Berlin-26 Jahre nach dem Untergang der Ostseefähre „Estonia“ könnte es neue Untersuchungen zur Ursache der Katastrophe geben. Anlass ist eine fünfteilige TV-Dokumentation des Senders Discovery Channel, in der kürzlich gedrehte Unterwasseraufnahmen des in 80 Meter Tiefe liegenden Wracks der Fähre zu sehen sind. Die Aufnahmen zeigen erstmals ein großes Loch im Schiffsrumpf, das für den Untergang der „Estonia“ ursächlich gewesen sein könnte. Die Regierungen von Estland, Finnland und Schweden haben daraufhin erklärt, die neuen Informationen verifizieren zu wollen.

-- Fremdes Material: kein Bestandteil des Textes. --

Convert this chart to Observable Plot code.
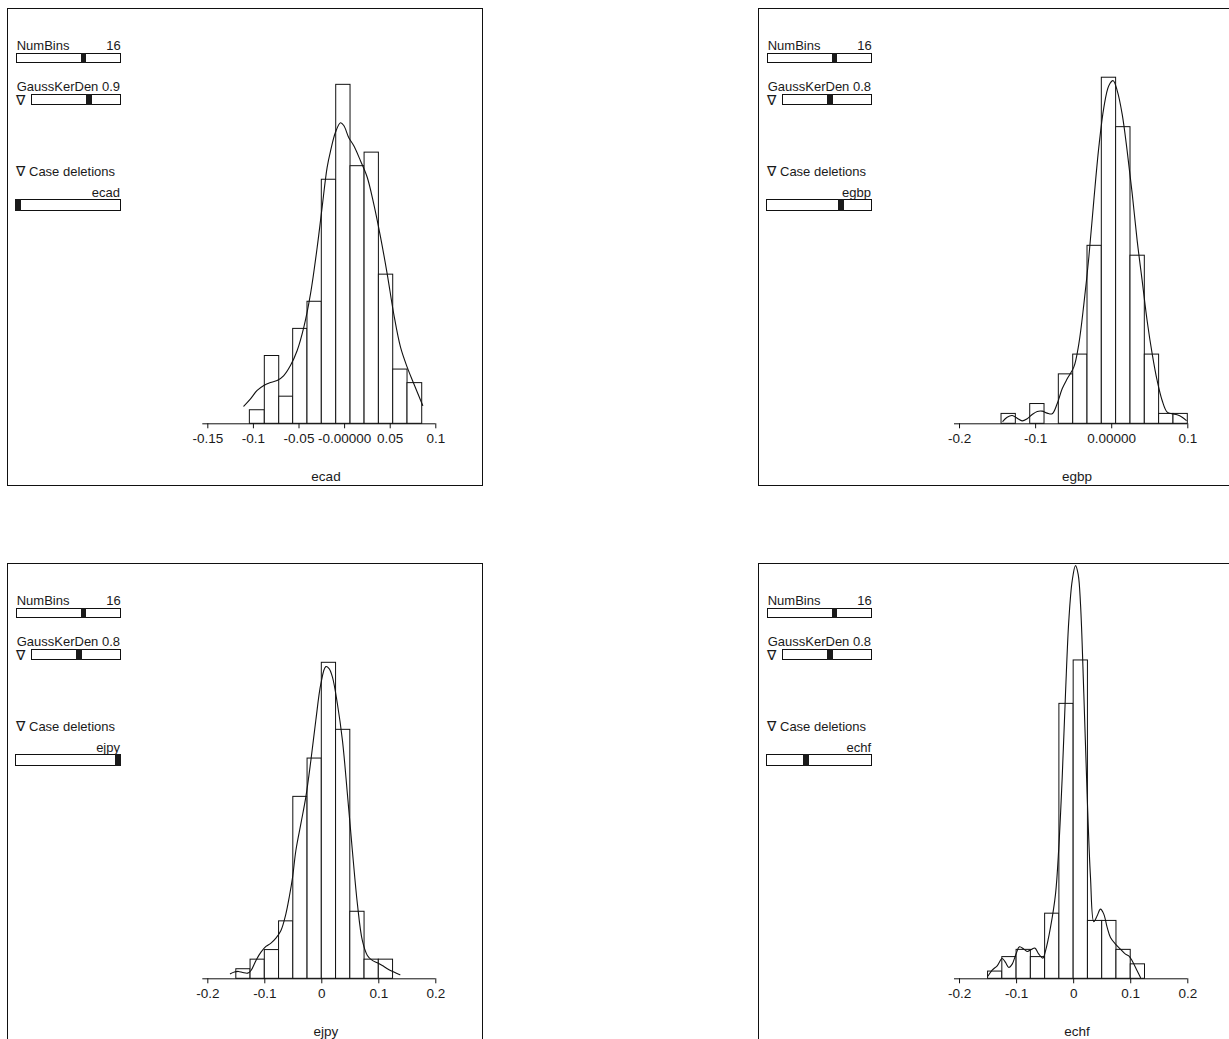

Für die Dokumentation „Estonia – Der Fund, der alles verändert“ war ein mit Spezialkameras ausgestatteter Tauchroboter eingesetzt worden, der das Wrack am Boden der Ostsee filmte. Die Aufnahmen zeigen einen vier Meter langen und 1,20 Meter breiten Riss im Schiffsrumpf auf der Steuerbordseite. Wie dieser Riss entstanden sein könnte, ist bislang noch unklar.

Der frühere estnische Generalstaatsanwalt Margus Kurm, der zwischen 2000 und 2009 auch die „Estonia“-Untersuchungskommission leitete, vermutet als Ursache eine Kollision der Fähre mit einem anderen schwimmenden Objekt, vermutlich einem U-Boot, da sich das Leck unterhalb der Wasserlinie befindet. Ein anderer Grund für das Loch im Rumpf könnte aber auch die Explosion einer oder mehrerer Sprengladungen sein. Überlebende hatten in ihren Befragungen von Explosionsgeräuschen an Bord kurz vor dem Untergang gesprochen.

Der Untergang der von Tallinn nach Stockholm fahrenden „Estonia“ in den frühen Morgenstunden des 28. September 1994 gilt als das schwerste Schiffsunglück der europäischen Nachkriegsgeschichte. 852 Menschen starben, nur 137 Passagiere und Besatzungsmitglieder konnten gerettet werden. Die meisten der Opfer befinden sich noch im Wrack, weshalb es zum Seegrab erklärt wurde. Aus diesem Grund haben schwedische Ermittler jetzt auch ein Verfahren gegen die Dokumentarfilmer eröffnet, denen sie wegen des Einsatzes eines Tauchroboters am „Estonia“-Wrack Störung der Totenruhe vorwerfen.